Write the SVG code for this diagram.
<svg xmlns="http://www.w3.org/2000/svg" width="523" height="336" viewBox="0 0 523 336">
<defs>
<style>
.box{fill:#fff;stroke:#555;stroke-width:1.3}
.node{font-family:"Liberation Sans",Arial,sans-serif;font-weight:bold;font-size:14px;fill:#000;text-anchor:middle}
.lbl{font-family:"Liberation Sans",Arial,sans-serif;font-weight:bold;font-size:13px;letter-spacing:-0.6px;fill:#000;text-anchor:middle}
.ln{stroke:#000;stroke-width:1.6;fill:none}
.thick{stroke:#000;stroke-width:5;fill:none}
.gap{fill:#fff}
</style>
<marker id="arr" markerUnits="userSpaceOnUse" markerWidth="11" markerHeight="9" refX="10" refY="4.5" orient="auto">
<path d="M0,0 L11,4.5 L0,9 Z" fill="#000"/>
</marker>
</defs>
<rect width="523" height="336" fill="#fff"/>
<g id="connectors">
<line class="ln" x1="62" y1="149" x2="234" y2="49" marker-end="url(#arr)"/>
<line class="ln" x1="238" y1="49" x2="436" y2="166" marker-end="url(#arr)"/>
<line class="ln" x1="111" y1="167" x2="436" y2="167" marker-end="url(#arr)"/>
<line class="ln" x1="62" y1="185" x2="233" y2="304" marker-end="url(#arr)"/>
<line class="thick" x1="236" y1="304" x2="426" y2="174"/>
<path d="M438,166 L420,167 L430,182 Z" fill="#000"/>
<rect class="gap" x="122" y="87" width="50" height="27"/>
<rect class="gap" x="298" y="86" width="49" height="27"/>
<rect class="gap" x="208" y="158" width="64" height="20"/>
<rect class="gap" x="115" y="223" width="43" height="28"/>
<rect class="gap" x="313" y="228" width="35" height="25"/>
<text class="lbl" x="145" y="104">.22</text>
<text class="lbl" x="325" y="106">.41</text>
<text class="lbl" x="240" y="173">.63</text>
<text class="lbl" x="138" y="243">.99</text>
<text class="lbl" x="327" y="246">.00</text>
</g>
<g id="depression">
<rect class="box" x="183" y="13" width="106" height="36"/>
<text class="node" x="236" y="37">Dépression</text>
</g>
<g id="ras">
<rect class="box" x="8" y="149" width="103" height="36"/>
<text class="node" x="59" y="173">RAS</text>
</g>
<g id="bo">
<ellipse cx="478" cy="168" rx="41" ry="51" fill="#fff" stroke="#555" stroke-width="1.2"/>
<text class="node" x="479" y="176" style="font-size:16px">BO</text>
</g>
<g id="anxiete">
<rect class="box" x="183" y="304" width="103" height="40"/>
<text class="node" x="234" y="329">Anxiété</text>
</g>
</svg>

****************

_INSTRUCTION:_ Go through the listing and copy all of it exactly.

_OUTPUT OF THE EXERCISE:_
Write the SVG code for this diagram.
<svg xmlns="http://www.w3.org/2000/svg" width="523" height="336" viewBox="0 0 523 336">
<defs>
<style>
.box{fill:#fff;stroke:#555;stroke-width:1.3}
.node{font-family:"Liberation Sans",Arial,sans-serif;font-weight:bold;font-size:14px;fill:#000;text-anchor:middle}
.lbl{font-family:"Liberation Sans",Arial,sans-serif;font-weight:bold;font-size:13px;letter-spacing:-0.6px;fill:#000;text-anchor:middle}
.ln{stroke:#000;stroke-width:1.6;fill:none}
.thick{stroke:#000;stroke-width:5;fill:none}
.gap{fill:#fff}
</style>
<marker id="arr" markerUnits="userSpaceOnUse" markerWidth="11" markerHeight="9" refX="10" refY="4.5" orient="auto">
<path d="M0,0 L11,4.5 L0,9 Z" fill="#000"/>
</marker>
</defs>
<rect width="523" height="336" fill="#fff"/>
<g id="connectors">
<line class="ln" x1="62" y1="149" x2="234" y2="49" marker-end="url(#arr)"/>
<line class="ln" x1="238" y1="49" x2="436" y2="166" marker-end="url(#arr)"/>
<line class="ln" x1="111" y1="167" x2="436" y2="167" marker-end="url(#arr)"/>
<line class="ln" x1="62" y1="185" x2="233" y2="304" marker-end="url(#arr)"/>
<line class="thick" x1="236" y1="304" x2="426" y2="174"/>
<path d="M438,166 L420,167 L430,182 Z" fill="#000"/>
<rect class="gap" x="122" y="87" width="50" height="27"/>
<rect class="gap" x="298" y="86" width="49" height="27"/>
<rect class="gap" x="208" y="158" width="64" height="20"/>
<rect class="gap" x="115" y="223" width="43" height="28"/>
<rect class="gap" x="313" y="228" width="35" height="25"/>
<text class="lbl" x="145" y="104">.22</text>
<text class="lbl" x="325" y="106">.41</text>
<text class="lbl" x="240" y="173">.63</text>
<text class="lbl" x="138" y="243">.99</text>
<text class="lbl" x="327" y="246">.00</text>
</g>
<g id="depression">
<rect class="box" x="183" y="13" width="106" height="36"/>
<text class="node" x="236" y="37">Dépression</text>
</g>
<g id="ras">
<rect class="box" x="8" y="149" width="103" height="36"/>
<text class="node" x="59" y="173">RAS</text>
</g>
<g id="bo">
<ellipse cx="478" cy="168" rx="41" ry="51" fill="#fff" stroke="#555" stroke-width="1.2"/>
<text class="node" x="479" y="176" style="font-size:16px">BO</text>
</g>
<g id="anxiete">
<rect class="box" x="183" y="304" width="103" height="40"/>
<text class="node" x="234" y="329">Anxiété</text>
</g>
</svg>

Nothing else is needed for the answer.